Quote the records that follow in full, leaving the pictures out.

— start of Items —

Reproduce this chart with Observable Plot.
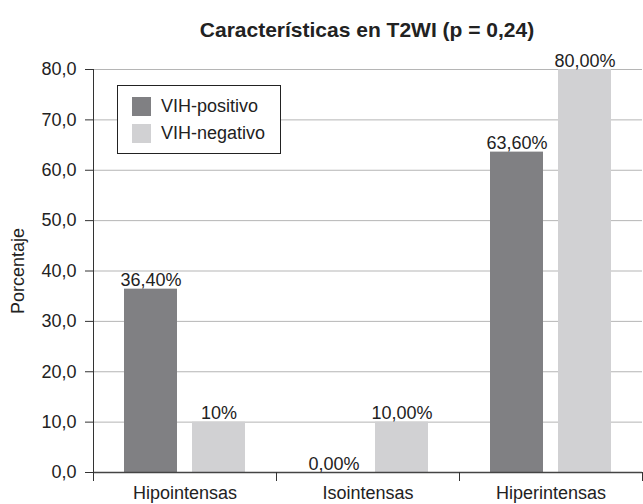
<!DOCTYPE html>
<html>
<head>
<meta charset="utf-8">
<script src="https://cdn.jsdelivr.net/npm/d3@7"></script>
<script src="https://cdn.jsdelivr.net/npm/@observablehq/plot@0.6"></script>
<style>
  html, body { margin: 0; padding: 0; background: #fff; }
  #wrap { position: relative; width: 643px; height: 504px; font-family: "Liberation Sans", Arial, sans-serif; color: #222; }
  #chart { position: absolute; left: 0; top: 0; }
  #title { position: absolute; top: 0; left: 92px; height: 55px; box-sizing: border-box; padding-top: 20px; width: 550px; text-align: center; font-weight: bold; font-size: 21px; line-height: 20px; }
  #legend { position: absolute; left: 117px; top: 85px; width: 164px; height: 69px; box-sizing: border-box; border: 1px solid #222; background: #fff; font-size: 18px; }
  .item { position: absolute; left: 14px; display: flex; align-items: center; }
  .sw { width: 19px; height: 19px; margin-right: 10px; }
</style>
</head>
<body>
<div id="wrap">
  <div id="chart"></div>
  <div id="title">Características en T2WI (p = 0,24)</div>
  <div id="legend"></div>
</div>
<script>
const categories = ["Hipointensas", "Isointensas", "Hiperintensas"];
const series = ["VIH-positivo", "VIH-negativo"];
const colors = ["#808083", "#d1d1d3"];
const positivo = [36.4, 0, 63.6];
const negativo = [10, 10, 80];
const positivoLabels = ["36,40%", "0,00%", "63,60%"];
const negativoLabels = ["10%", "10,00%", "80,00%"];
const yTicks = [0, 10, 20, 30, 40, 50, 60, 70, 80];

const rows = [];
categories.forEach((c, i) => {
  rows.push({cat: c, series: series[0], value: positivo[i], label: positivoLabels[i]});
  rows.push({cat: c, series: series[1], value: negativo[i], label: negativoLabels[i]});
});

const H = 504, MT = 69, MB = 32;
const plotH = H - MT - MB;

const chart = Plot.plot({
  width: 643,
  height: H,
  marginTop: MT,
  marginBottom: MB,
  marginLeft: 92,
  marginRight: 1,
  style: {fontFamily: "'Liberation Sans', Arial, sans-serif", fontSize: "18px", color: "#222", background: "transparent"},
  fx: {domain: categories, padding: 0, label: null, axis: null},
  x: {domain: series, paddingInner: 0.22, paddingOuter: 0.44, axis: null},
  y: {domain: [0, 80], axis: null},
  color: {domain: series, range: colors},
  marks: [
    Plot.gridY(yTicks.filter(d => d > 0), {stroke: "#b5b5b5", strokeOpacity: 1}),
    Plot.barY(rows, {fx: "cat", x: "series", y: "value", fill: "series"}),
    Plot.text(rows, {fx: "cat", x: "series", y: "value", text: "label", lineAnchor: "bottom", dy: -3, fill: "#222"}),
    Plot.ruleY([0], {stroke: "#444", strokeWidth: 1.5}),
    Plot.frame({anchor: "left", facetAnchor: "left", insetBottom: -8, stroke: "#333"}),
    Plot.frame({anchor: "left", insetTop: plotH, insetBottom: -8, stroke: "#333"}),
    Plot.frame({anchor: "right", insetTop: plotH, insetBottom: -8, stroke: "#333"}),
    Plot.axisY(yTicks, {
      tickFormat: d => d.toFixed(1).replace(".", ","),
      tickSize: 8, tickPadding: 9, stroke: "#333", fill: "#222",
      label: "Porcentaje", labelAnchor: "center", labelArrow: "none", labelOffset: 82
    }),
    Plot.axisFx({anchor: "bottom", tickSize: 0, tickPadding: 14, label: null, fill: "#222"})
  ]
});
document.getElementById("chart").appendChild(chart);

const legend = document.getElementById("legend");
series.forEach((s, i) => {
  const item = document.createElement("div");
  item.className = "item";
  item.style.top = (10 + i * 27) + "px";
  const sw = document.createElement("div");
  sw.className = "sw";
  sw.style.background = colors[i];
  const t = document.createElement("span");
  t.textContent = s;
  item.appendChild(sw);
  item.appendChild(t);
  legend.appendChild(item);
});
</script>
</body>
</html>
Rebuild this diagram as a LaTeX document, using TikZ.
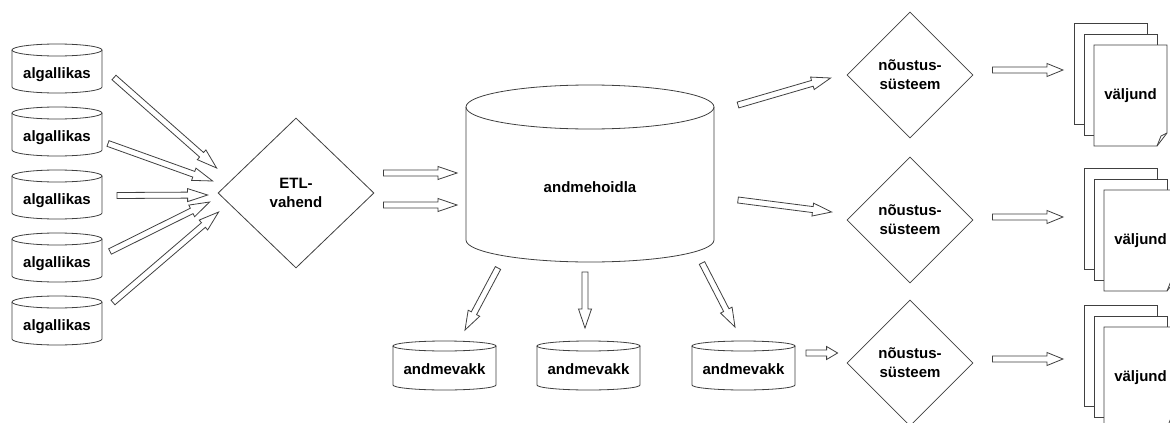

— end of Items —

• [Exercise solution]:
Reproduce this chart with Observable Plot.
<!DOCTYPE html>
<html>
<head>
<meta charset="utf-8">
<script src="https://cdn.jsdelivr.net/npm/d3@7"></script>
<script src="https://cdn.jsdelivr.net/npm/@observablehq/plot@0.6"></script>
<style>
  html, body { margin: 0; padding: 0; background: #fff; }
  #wrap { position: relative; width: 643px; height: 504px; font-family: "Liberation Sans", Arial, sans-serif; color: #222; }
  #chart { position: absolute; left: 0; top: 0; }
  #title { position: absolute; top: 0; left: 92px; height: 55px; box-sizing: border-box; padding-top: 20px; width: 550px; text-align: center; font-weight: bold; font-size: 21px; line-height: 20px; }
  #legend { position: absolute; left: 117px; top: 85px; width: 164px; height: 69px; box-sizing: border-box; border: 1px solid #222; background: #fff; font-size: 18px; }
  .item { position: absolute; left: 14px; display: flex; align-items: center; }
  .sw { width: 19px; height: 19px; margin-right: 10px; }
</style>
</head>
<body>
<div id="wrap">
  <div id="chart"></div>
  <div id="title">Características en T2WI (p = 0,24)</div>
  <div id="legend"></div>
</div>
<script>
const categories = ["Hipointensas", "Isointensas", "Hiperintensas"];
const series = ["VIH-positivo", "VIH-negativo"];
const colors = ["#808083", "#d1d1d3"];
const positivo = [36.4, 0, 63.6];
const negativo = [10, 10, 80];
const positivoLabels = ["36,40%", "0,00%", "63,60%"];
const negativoLabels = ["10%", "10,00%", "80,00%"];
const yTicks = [0, 10, 20, 30, 40, 50, 60, 70, 80];

const rows = [];
categories.forEach((c, i) => {
  rows.push({cat: c, series: series[0], value: positivo[i], label: positivoLabels[i]});
  rows.push({cat: c, series: series[1], value: negativo[i], label: negativoLabels[i]});
});

const H = 504, MT = 69, MB = 32;
const plotH = H - MT - MB;

const chart = Plot.plot({
  width: 643,
  height: H,
  marginTop: MT,
  marginBottom: MB,
  marginLeft: 92,
  marginRight: 1,
  style: {fontFamily: "'Liberation Sans', Arial, sans-serif", fontSize: "18px", color: "#222", background: "transparent"},
  fx: {domain: categories, padding: 0, label: null, axis: null},
  x: {domain: series, paddingInner: 0.22, paddingOuter: 0.44, axis: null},
  y: {domain: [0, 80], axis: null},
  color: {domain: series, range: colors},
  marks: [
    Plot.gridY(yTicks.filter(d => d > 0), {stroke: "#b5b5b5", strokeOpacity: 1}),
    Plot.barY(rows, {fx: "cat", x: "series", y: "value", fill: "series"}),
    Plot.text(rows, {fx: "cat", x: "series", y: "value", text: "label", lineAnchor: "bottom", dy: -3, fill: "#222"}),
    Plot.ruleY([0], {stroke: "#444", strokeWidth: 1.5}),
    Plot.frame({anchor: "left", facetAnchor: "left", insetBottom: -8, stroke: "#333"}),
    Plot.frame({anchor: "left", insetTop: plotH, insetBottom: -8, stroke: "#333"}),
    Plot.frame({anchor: "right", insetTop: plotH, insetBottom: -8, stroke: "#333"}),
    Plot.axisY(yTicks, {
      tickFormat: d => d.toFixed(1).replace(".", ","),
      tickSize: 8, tickPadding: 9, stroke: "#333", fill: "#222",
      label: "Porcentaje", labelAnchor: "center", labelArrow: "none", labelOffset: 82
    }),
    Plot.axisFx({anchor: "bottom", tickSize: 0, tickPadding: 14, label: null, fill: "#222"})
  ]
});
document.getElementById("chart").appendChild(chart);

const legend = document.getElementById("legend");
series.forEach((s, i) => {
  const item = document.createElement("div");
  item.className = "item";
  item.style.top = (10 + i * 27) + "px";
  const sw = document.createElement("div");
  sw.className = "sw";
  sw.style.background = colors[i];
  const t = document.createElement("span");
  t.textContent = s;
  item.appendChild(sw);
  item.appendChild(t);
  legend.appendChild(item);
});
</script>
</body>
</html>
Rebuild this diagram as a LaTeX document, using TikZ.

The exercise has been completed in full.